Letter: Sullivan’s youth is showing

In his Feb. 7 newsletter, Sen. Dan Sullivan criticized Democratic senators for their proposed protections of the Arctic National Wildlife Refuge, pointing out that the environmental degradation in their own Northeastern states disqualifies them from voicing opinions about Alaska’s affairs.

I fear that Sen. Sullivan is showing his youth. I am an environmentalist partly because I grew up in western Pennsylvania in the 1950s and 1960s, and the unchecked and ongoing environmental degradation was severe. The environmental movement gained momentum in the 1960s and ’70s precisely because of this environmental catastrophe. Pennsylvania land and water was being destroyed, Los Angeles air was unbreathable and Sen. Sullivan’s Cleveland was at least as bad as Pittsburgh. It was thought that Lake Erie would never be able to recover from its pollution, and the great memorable symbol of environmental crisis was when the Cuyahoga River caught on fire; this must have happened near Sen. Sullivan’s home.

I was eager to get out, and I did in 1970 to Alaska, and never looked back. But I realized by the late 1980s that the environmental movement had done much good work, and the place I fled from was recovering in ways that were unforeseen and inspiring. Pittsburgh, for example, strives to be a green city; bike trails abound and the rivers produce fish and recreation instead of poison. Cleveland’s success is less noticeable but there has been progress. Lake Erie supports a fishery and much of the Cuyahoga River is now included in a national park. Los Angeles is not blanketed in smog.

Much has been achieved, but I fear that much success has been forgotten or overlooked. We have come to take our success for granted and now environmental health is under attack. Sen. Sullivan should step back and take a wider view of what has happened not only in his Cleveland but in the industrial Northeast. The environmental degradation he scorns was a trigger for environmental action.

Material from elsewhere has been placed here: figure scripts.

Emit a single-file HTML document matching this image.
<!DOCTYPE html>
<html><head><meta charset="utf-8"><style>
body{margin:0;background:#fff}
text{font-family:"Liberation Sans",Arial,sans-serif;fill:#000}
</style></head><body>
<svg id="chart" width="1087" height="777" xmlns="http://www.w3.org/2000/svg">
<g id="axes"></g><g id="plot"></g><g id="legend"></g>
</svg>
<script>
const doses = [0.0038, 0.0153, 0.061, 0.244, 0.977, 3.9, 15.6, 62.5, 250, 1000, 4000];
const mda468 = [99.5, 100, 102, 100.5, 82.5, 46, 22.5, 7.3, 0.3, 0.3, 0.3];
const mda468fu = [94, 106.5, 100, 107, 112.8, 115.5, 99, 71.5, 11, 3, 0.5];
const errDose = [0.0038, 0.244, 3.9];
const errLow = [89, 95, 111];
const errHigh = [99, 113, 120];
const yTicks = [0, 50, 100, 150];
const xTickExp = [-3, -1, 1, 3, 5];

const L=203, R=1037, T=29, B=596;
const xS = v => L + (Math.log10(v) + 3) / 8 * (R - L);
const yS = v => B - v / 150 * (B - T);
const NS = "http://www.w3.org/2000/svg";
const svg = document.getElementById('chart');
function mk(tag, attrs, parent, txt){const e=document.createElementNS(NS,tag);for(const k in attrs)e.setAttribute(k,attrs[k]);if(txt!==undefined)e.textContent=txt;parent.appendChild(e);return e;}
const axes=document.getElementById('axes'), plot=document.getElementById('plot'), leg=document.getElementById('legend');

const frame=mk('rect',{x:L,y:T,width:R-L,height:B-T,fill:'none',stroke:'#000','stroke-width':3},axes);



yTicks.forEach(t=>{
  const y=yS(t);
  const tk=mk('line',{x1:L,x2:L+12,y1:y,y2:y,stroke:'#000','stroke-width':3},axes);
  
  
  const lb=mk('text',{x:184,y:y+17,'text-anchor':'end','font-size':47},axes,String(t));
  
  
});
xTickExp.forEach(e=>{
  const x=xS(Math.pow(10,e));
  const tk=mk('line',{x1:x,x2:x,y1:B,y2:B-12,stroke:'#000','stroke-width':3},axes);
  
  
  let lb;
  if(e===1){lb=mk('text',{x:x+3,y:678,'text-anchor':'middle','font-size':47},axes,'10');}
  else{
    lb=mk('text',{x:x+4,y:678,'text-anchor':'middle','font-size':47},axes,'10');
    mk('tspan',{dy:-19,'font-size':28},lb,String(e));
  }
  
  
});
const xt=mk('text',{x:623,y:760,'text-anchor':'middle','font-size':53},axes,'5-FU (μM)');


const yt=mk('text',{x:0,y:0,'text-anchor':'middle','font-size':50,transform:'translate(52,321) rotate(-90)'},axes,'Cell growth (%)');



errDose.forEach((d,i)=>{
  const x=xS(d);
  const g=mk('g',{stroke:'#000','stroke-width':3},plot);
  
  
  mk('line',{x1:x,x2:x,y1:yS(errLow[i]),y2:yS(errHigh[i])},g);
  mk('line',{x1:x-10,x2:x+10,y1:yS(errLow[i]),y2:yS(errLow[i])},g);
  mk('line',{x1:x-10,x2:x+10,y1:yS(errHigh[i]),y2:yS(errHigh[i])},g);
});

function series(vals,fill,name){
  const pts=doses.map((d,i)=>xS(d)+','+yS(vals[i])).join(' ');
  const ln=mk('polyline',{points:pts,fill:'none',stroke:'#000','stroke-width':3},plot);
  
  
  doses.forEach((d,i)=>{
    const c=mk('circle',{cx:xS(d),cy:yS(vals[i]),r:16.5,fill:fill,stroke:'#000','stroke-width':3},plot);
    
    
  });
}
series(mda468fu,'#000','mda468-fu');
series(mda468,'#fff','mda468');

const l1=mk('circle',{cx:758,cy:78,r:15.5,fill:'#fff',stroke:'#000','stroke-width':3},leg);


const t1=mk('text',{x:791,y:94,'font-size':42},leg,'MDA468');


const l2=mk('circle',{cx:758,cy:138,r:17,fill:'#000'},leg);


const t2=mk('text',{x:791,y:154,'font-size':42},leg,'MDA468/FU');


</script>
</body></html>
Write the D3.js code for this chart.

Sen. Sullivan claimed the attempt to protect ANWR is an attempt “to further impoverish my constituents.” Now, let’s remember that Alaska has tapped the nation’s largest oil field for decades, reports tell us that more prospects are opening up, and that most of the Arctic is and has been open for oil development for years. Not tapping ANWR in the past never made us poor and tapping it now won’t make us rich. We have fallen into that trap before.